Actually, I’m not being entirely truthful about the path (or lack of it). To reach the summit of Stob Coire Sgriodain, we had to climb a rough old rocky nose that formed its northern ridge. To reach the nose, we had to slog our way up steep, tussocky bogland. After a short distance, we were relieved to stumble across a narrow path which we decided to follow as far as we could.
Which was too far, as things transpired, for the path had no intention of taking us up the nose, but to the col between the two summits. By the time we realised our mistake, we were some way to the left of the nose and looking up its side (or as some might say, its left nostril).
I could hear the purists laughing at me. ‘Don’t follow the path, you daft bugger. Use your common sense. You need to be self-sufficient.’
We scrambled some distance across rough heather to reach a grassy gully slanting between rocky outcrops that appeared to offer a route up the mountain. It did, and after 100m of steep trudging we emerged onto a flattish boggy plateau about 150m beneath the summit. We had managed to avoid the steep part of the nose and were now on the main ridge.
Screw you, purists. You can stick your map and compass up your… I was interrupted as my foot disappeared into a wet hole, one of the hazards of boggy plateaus. I extracted it and squidged forwards before Edita had a chance to turn around and laugh like the chap in my favourite ever YouTube clip.

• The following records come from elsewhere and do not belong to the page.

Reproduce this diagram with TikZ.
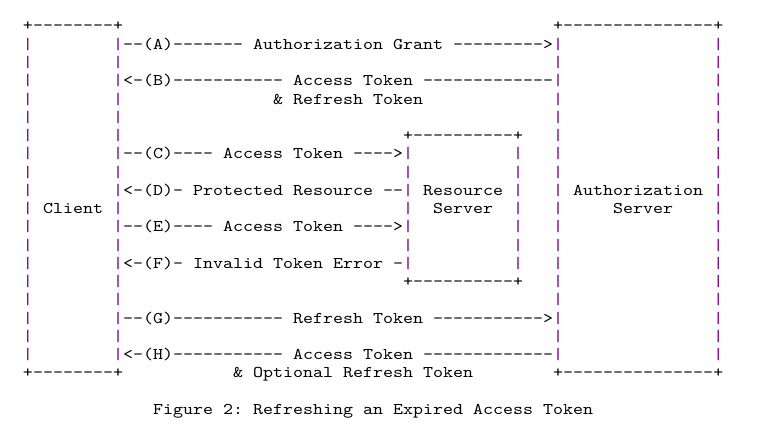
\documentclass[tikz,border=0pt]{standalone}
\usepackage{fontspec}
% typewriter face for the character drawing, widened to a 10pt cell
\setmonofont{lmmono10-regular.otf}[FakeStretch=1.164]
\definecolor{boxpurple}{RGB}{128,0,128}
\newcommand\pb{\textcolor{boxpurple}{|}}
\newcommand\gap[1]{\kern#1\fontcharwd\font`M\relax}
\tikzset{
  artrow/.style={anchor=base west, inner sep=0pt, outer sep=0pt,
    font=\ttfamily\fontsize{16.37pt}{18.25pt}\selectfont, text=black}
}
\begin{document}
\begin{tikzpicture}[x=1pt,y=1pt]
\useasboundingbox (0,0) rectangle (758,-428);
\node[artrow] (r0)  at (23,-31)     {+--------+\gap{43}+---------------+};
\node[artrow] (r1)  at (23,-49.25)  {\pb\gap{8}\pb--(A)-------\gap{1}Authorization\gap{1}Grant\gap{1}--------->\pb\gap{15}\pb};
\node[artrow] (r2)  at (23,-67.5)   {\pb\gap{8}\pb\gap{43}\pb\gap{15}\pb};
\node[artrow] (r3)  at (23,-85.75)  {\pb\gap{8}\pb<-(B)-----------\gap{1}Access\gap{1}Token\gap{1}-------------\pb\gap{15}\pb};
\node[artrow] (r4)  at (23,-104)    {\pb\gap{8}\pb\gap{15}\&\gap{1}Refresh\gap{1}Token\gap{13}\pb\gap{15}\pb};
\node[artrow] (r5)  at (23,-122.25) {\pb\gap{8}\pb\gap{43}\pb\gap{15}\pb};
\node[artrow] (r6)  at (23,-140.5)  {\pb\gap{8}\pb\gap{28}+----------+\gap{3}\pb\gap{15}\pb};
\node[artrow] (r7)  at (23,-158.75) {\pb\gap{8}\pb--(C)----\gap{1}Access\gap{1}Token\gap{1}---->\pb\gap{10}\pb\gap{3}\pb\gap{15}\pb};
\node[artrow] (r8)  at (23,-177)    {\pb\gap{8}\pb\gap{28}\pb\gap{10}\pb\gap{3}\pb\gap{15}\pb};
\node[artrow] (r9)  at (23,-195.25) {\pb\gap{8}\pb<-(D)-\gap{1}Protected\gap{1}Resource\gap{1}--\pb\gap{1}Resource\gap{1}\pb\gap{3}\pb\gap{1}Authorization\gap{1}\pb};
\node[artrow] (r10) at (23,-213.5)  {\pb\gap{1}Client\gap{1}\pb\gap{28}\pb\gap{2}Server\gap{2}\pb\gap{3}\pb\gap{5}Server\gap{4}\pb};
\node[artrow] (r11) at (23,-231.75) {\pb\gap{8}\pb--(E)----\gap{1}Access\gap{1}Token\gap{1}---->\pb\gap{10}\pb\gap{3}\pb\gap{15}\pb};
\node[artrow] (r12) at (23,-250)    {\pb\gap{8}\pb\gap{28}\pb\gap{10}\pb\gap{3}\pb\gap{15}\pb};
\node[artrow] (r13) at (23,-268.25) {\pb\gap{8}\pb<-(F)-\gap{1}Invalid\gap{1}Token\gap{1}Error\gap{1}-\pb\gap{10}\pb\gap{3}\pb\gap{15}\pb};
\node[artrow] (r14) at (23,-286.5)  {\pb\gap{8}\pb\gap{28}+----------+\gap{3}\pb\gap{15}\pb};
\node[artrow] (r15) at (23,-304.75) {\pb\gap{8}\pb\gap{43}\pb\gap{15}\pb};
\node[artrow] (r16) at (23,-323)    {\pb\gap{8}\pb--(G)-----------\gap{1}Refresh\gap{1}Token\gap{1}----------->\pb\gap{15}\pb};
\node[artrow] (r17) at (23,-341.25) {\pb\gap{8}\pb\gap{43}\pb\gap{15}\pb};
\node[artrow] (r18) at (23,-359.5)  {\pb\gap{8}\pb<-(H)-----------\gap{1}Access\gap{1}Token\gap{1}-------------\pb\gap{15}\pb};
\node[artrow] (r19) at (23,-377.75) {+--------+\gap{11}\&\gap{1}Optional\gap{1}Refresh\gap{1}Token\gap{8}+---------------+};
\node[artrow] (caption) at (153,-414.25) {Figure\gap{1}2:\gap{1}Refreshing\gap{1}an\gap{1}Expired\gap{1}Access\gap{1}Token};
\end{tikzpicture}
\end{document}
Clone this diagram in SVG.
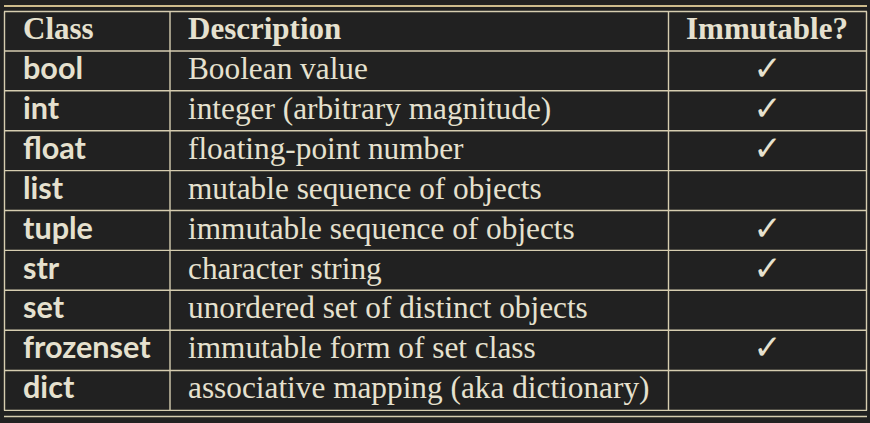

Thankfully, for the next hour or so, the walk was firmer and a good deal more enjoyable. We reached the top at 10.15. It was a nice summit with views across Loch Treig directly beneath us to the two Easains. On the other side, Chno Dearg was a non-descript mound, though noticeably higher than we were.
We stopped for a sandwich in the shelter of a rock looking towards Chno Dearg. I really enjoyed the next section, traversing down to the col between the two peaks on a clear path that was a blessed relief after the rough ascent. We passed over various rocky summits divided by pleasant sections of short grass.
This enjoyable walking lasted as far as the col. From there, the ascent to Chno Dearg was gentle and grassy. We followed a vehicle track to begin with, which tells you something about the terrain down into Glen Spean. We were 700m above the glen, but somehow somebody had been able to drive up here. Hopefully not Clarkson.
The vehicle hadn’t made it to the summit, but it probably could have done. Eventually we had to leave its tracks and take a direct route up to Chno Dearg’s boulder-strewn plateau. The large summit cairn, big enough to stand on, was at the eastern end.
In keeping with all the other summits we had reached that week, it was windy but clear. Chno Dearg’s monotony was tempered by a fine view across Glen Spean and its forestry plantations. We stopped for lunch just below summit with views of most of the Munros we’d climbed that week.
The less said about our descent the better. Imagine descending 800m of wet peat. That’s about all you need to know. We could see the farm buildings at Fersit for the entire journey. It was a relief to reach them, where firmer ground took us back to the car, which we reached at 2pm.
We’d had a successful week in peak-bagging terms. We’d climbed all nine Munros at the western end of Glen Spean in a series of four day-hikes, and thrown in an extra ascent in Glen Nevis for good measure. We had hardly seen a soul on any of them. I can recommend Creag Meagaidh and the Easains to anyone, peak bagger or not; the others are for those of you with a dislike of paths and love of wet grass.
You can see all the photos from our week in my Glen Spean and Glen Nevis Flickr album.
Thoroughly enjoyed reading of your days in the hills. I have climbed these hills too and found them to be boggy boggy and boggier, Although we had lovely blue skies which made the climbing great with the best views.